Brother Brill played an important role in this process because he was retained to clean out the junk so the electrician, plumbers and other tradesmen could preform their magic.

Brother Brill had finished most of his labors on the property. He had systematically worked his way up to a clean out of the 4th floor, the top floor of the building.. The electricians and plumbers had already started work on the 1st floor.

As I remember walking to the job that day, I saw an old mattress and box spring on the sidewalk in front of the building. It was situated in between the building and a bank of parked cars and small trucks on the right hand side of the street. Now why would that mattress and box spring be there? No way should it be in that place at that time. As my amygdala kicked in, I tried to imagine the reason. Almost simultaneously I heard a splintering of wood and looked up to the building’s 4th floor.

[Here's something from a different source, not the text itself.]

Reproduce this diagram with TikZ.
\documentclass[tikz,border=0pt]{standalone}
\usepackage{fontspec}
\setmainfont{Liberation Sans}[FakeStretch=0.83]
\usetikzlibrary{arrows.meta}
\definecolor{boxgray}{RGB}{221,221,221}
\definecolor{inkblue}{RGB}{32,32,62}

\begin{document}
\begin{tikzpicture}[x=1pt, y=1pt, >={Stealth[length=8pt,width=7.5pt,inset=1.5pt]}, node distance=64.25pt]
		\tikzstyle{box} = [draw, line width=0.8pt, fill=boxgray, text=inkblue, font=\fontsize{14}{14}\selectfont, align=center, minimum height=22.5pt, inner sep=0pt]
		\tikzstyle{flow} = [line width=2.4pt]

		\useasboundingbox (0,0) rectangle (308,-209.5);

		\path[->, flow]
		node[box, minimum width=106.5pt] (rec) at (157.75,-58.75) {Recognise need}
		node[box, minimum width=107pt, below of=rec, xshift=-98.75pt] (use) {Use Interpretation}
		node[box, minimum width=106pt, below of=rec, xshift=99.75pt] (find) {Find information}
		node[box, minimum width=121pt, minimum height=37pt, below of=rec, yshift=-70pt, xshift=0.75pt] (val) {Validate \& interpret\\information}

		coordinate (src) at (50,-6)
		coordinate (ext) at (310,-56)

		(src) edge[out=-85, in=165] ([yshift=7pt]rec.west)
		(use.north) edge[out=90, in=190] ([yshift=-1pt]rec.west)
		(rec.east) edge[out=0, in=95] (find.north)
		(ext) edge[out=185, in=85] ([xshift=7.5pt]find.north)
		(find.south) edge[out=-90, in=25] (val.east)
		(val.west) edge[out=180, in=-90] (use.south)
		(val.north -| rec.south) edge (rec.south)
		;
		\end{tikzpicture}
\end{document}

Many of the older properties in Philadelphia have been used throughout the years for purposes which they were not intended. Throughout it’s 100+ years of existence the very Parrish St. property we were working on had been: a single family dwelling, a nursery school ( also used as a polling place at that time) and a place called home to a gaggle of families illegally residing in it’s various rooms. I ,sort of, intuited the object of Brother Brill’s current labors had to be the prohibited 4th floor bathroom stove attached to the gas line with a car radiator hose. Hazardous you might imagine?

I remember apprehensively looking up to the 4th floor alerted by the sound of the widow frame splintering. Also the sight of 1/2 a stove stuck in a window frame that, at one time, had been too small for it to go through. A size 16 (+2?) shoe was also apparently giving the last 1/2 of the stove encouragement to follow the first 1/2. The shoe won. To my chagrin, it then dawned upon me why the mattress was in that unnatural place on the sidewalk.

As the stove hit the mattress and the inner spring, falling from a height of some 40 feet, it bounced — — Oh did it bounce!

I can’t tell you how high that stove reached but I can tell you where it landed — - on the roof of the plumber’s truck. Brother Brill popped his head out of the shattered 4th floor window frame to view how his plan had worked out to possibly save the stove for sale at the church’s thrift shop.

I couldn’t tell from his expression what was going on in his mind.